*TASK MATERIAL*:
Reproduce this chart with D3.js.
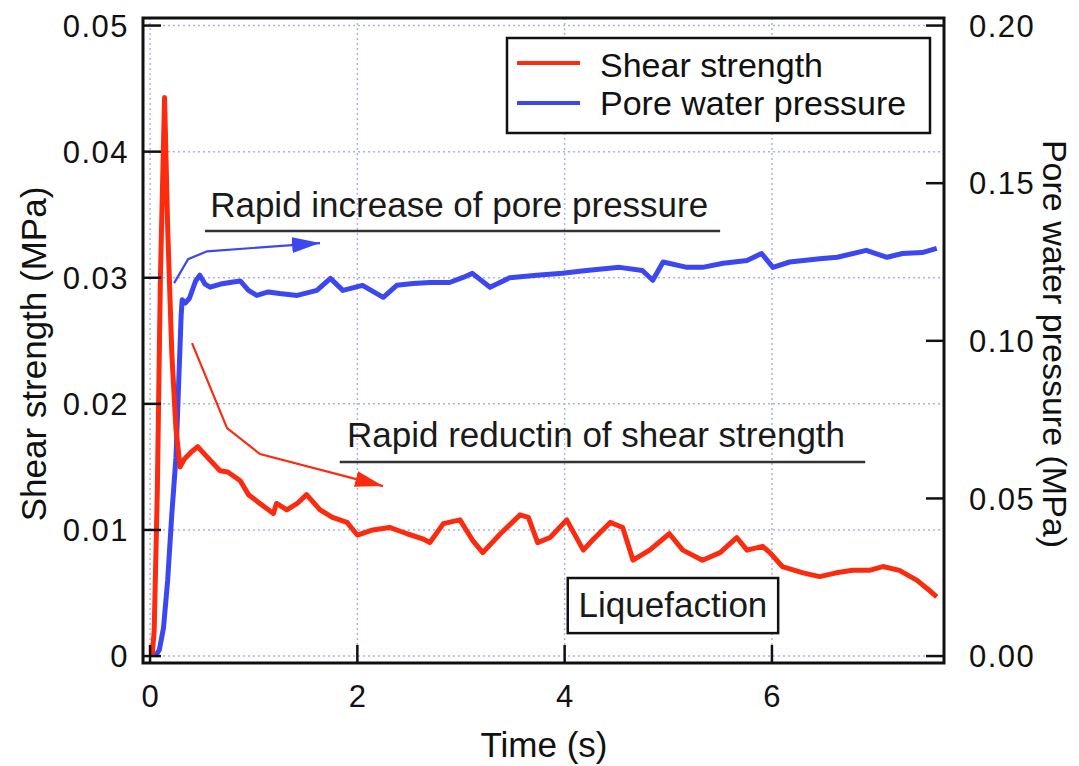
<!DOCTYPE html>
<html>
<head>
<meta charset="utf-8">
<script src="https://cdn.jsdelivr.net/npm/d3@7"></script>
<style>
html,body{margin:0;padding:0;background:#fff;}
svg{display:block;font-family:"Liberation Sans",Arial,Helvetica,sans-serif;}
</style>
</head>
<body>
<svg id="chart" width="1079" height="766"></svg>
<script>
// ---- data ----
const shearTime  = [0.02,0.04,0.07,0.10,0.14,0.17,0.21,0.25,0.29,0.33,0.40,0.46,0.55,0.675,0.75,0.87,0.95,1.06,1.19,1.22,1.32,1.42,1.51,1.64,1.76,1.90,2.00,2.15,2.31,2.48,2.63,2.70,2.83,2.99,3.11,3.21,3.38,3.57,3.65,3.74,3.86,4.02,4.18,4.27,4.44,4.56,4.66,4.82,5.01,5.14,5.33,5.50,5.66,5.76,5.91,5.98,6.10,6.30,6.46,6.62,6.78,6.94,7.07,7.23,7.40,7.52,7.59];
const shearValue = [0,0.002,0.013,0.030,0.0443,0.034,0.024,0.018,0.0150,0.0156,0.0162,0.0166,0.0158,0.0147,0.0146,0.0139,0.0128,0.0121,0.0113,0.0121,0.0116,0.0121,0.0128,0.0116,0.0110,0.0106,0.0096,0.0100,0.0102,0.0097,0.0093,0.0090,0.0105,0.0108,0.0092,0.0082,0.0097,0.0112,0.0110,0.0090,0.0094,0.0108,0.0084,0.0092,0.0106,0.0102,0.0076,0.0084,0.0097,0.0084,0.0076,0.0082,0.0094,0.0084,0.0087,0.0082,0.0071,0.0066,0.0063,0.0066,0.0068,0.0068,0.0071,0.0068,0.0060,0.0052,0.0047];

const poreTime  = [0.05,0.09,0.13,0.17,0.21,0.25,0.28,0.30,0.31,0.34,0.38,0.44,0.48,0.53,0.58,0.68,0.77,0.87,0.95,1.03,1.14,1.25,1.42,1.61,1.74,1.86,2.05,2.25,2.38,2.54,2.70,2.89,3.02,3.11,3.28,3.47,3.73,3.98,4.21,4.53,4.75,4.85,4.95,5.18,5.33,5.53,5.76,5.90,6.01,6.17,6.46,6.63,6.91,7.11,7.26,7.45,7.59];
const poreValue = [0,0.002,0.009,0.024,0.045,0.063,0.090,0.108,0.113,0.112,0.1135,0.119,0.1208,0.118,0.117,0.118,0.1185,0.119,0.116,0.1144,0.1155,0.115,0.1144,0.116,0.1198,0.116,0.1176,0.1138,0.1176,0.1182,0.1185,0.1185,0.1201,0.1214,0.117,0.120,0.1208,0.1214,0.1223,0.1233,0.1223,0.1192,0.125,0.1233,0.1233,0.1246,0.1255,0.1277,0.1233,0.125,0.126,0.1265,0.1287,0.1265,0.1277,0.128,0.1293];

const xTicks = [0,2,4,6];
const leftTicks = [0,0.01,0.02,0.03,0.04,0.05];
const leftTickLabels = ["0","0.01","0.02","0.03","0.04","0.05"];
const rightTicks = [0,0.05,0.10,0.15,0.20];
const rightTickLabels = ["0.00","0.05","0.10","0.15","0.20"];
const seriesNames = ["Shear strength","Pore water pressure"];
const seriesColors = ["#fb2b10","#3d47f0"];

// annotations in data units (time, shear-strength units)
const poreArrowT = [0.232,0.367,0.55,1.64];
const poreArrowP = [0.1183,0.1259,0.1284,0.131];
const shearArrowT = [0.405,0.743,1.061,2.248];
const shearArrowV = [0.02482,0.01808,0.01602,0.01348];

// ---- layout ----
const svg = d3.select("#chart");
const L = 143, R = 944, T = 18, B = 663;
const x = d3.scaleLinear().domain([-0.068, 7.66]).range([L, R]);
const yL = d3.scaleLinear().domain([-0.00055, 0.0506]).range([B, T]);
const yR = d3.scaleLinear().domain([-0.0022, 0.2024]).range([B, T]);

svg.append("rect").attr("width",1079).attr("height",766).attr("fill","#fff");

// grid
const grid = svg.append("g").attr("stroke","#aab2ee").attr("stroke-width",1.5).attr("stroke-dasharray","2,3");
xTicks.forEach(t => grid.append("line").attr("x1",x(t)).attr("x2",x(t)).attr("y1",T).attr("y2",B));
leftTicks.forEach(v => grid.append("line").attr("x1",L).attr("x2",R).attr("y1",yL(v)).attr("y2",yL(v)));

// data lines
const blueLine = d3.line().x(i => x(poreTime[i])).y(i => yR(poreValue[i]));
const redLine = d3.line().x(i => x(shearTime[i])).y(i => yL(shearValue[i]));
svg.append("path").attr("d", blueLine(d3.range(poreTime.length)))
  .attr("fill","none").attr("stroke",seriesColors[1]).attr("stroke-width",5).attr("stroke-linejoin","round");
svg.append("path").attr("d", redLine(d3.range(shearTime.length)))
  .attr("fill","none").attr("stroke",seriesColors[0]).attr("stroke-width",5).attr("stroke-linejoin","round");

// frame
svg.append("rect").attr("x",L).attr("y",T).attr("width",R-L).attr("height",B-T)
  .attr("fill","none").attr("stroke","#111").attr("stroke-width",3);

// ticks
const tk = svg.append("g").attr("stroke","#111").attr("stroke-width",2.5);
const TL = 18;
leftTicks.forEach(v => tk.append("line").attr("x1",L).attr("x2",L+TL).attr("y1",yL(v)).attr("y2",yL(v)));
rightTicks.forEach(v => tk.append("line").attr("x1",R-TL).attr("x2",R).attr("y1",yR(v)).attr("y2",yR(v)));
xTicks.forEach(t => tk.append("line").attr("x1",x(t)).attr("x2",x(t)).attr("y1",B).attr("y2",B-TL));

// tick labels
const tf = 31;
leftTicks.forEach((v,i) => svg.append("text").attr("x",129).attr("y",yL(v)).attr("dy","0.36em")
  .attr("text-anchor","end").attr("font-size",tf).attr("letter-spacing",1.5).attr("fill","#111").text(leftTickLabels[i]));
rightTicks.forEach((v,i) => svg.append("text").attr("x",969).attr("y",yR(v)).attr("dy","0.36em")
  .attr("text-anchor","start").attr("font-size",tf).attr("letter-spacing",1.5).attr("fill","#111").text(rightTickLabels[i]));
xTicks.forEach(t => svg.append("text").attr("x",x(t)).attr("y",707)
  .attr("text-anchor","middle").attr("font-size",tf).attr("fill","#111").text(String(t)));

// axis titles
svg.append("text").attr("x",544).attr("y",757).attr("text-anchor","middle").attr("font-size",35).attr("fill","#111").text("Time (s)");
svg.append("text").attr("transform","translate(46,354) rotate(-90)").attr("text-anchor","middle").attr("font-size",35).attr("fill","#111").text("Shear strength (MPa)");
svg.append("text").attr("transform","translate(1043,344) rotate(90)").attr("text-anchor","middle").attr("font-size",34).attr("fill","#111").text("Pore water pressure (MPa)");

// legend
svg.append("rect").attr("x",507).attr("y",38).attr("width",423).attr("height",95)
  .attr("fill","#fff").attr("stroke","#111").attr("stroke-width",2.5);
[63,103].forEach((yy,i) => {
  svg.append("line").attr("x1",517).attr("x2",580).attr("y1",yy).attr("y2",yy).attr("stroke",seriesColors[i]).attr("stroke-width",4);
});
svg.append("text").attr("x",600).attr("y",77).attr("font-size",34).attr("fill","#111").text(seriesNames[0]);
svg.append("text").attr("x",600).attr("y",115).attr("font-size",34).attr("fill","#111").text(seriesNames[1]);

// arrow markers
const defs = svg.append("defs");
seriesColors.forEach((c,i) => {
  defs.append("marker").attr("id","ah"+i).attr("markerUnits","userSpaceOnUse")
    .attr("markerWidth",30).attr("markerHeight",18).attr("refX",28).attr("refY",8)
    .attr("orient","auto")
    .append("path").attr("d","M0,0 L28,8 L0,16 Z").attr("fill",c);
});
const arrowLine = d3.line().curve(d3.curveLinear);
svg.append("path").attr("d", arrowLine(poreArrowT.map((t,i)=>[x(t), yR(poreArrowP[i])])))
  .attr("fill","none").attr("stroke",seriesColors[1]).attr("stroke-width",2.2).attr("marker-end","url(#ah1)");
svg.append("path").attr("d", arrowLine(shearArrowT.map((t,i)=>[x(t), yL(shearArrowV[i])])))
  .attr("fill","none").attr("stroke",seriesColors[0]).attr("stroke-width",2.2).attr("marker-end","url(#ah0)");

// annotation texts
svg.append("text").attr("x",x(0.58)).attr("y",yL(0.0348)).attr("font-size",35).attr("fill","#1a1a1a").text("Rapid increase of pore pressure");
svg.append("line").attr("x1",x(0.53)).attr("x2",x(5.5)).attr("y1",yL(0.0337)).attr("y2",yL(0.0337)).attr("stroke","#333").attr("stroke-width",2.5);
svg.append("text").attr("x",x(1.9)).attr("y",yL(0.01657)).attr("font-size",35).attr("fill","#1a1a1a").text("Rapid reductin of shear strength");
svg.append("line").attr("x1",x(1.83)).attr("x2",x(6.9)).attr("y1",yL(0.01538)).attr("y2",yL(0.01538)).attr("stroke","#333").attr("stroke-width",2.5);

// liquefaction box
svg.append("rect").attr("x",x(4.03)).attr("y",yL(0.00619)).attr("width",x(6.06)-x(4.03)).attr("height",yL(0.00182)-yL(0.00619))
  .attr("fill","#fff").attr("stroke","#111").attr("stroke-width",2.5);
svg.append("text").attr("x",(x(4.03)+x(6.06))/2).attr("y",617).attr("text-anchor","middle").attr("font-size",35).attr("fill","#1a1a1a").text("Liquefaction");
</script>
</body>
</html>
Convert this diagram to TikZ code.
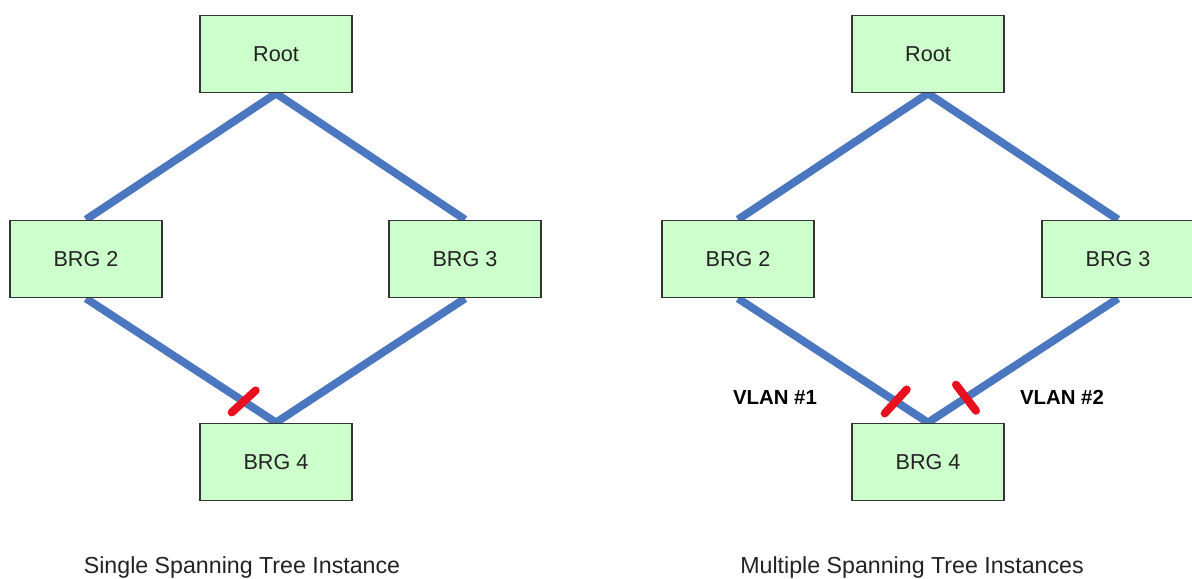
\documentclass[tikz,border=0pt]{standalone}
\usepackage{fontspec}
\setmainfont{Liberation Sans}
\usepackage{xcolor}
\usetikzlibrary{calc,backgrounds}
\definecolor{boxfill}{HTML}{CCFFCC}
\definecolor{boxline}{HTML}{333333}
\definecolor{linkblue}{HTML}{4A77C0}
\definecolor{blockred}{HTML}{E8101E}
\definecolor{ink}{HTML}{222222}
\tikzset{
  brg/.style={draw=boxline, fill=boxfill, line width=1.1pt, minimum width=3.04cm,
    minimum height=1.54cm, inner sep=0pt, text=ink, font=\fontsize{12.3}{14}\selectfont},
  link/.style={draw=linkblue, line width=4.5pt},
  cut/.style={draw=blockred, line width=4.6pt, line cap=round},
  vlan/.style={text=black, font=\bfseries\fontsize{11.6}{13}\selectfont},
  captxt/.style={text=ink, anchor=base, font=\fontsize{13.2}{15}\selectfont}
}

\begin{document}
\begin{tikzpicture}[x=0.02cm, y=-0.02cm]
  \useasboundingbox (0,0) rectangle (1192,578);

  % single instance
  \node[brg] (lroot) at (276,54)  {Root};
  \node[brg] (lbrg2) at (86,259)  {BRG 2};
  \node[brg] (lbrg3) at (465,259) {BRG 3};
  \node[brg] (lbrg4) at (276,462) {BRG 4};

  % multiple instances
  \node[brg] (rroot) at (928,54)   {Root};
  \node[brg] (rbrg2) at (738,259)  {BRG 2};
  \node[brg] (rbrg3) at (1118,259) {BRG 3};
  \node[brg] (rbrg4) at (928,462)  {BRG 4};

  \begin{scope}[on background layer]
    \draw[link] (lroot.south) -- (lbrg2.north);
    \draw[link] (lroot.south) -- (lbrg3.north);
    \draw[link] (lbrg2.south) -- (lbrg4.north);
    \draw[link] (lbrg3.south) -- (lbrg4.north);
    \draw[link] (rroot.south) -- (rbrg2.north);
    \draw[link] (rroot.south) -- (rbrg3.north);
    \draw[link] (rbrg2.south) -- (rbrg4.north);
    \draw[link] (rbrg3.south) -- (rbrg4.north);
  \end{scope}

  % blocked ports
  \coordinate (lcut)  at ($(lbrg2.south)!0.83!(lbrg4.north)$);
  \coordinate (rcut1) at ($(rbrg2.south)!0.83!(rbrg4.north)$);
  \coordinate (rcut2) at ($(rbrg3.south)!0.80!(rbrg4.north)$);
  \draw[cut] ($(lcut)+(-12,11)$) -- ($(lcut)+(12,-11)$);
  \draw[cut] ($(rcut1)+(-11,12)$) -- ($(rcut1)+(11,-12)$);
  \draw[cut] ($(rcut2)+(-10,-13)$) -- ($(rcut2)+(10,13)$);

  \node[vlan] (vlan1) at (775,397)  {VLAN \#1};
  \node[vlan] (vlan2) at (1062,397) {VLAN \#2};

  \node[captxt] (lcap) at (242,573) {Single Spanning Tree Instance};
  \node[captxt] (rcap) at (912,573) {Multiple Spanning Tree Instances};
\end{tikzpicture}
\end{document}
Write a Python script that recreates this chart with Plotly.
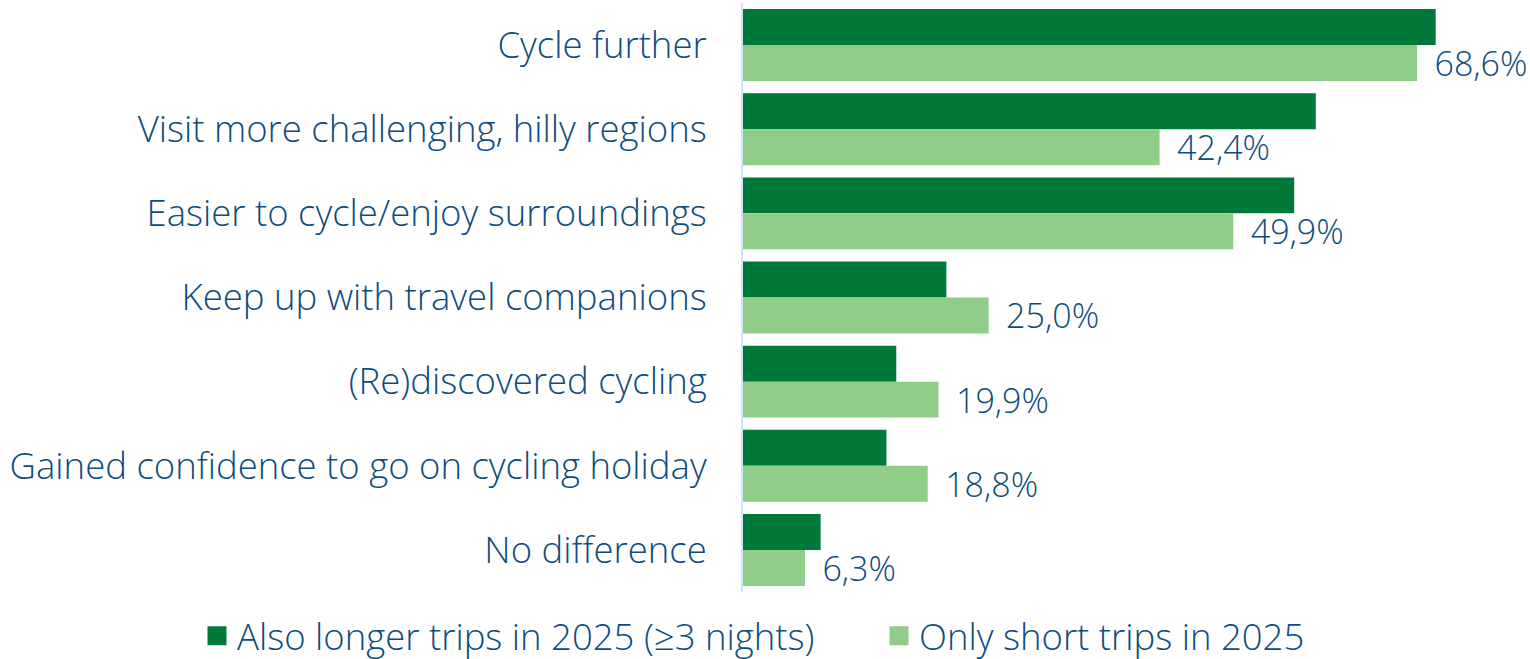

*WHAT YOU ARE ASKED TO DO*: From the material above, gather all lines that include the string "script" and copy them.

*RESPONSE TO THIS TASK*:
<script src="https://cdn.jsdelivr.net/npm/d3@7"></script>
<script>
</script>
Write a Python script that recreates this chart with Plotly.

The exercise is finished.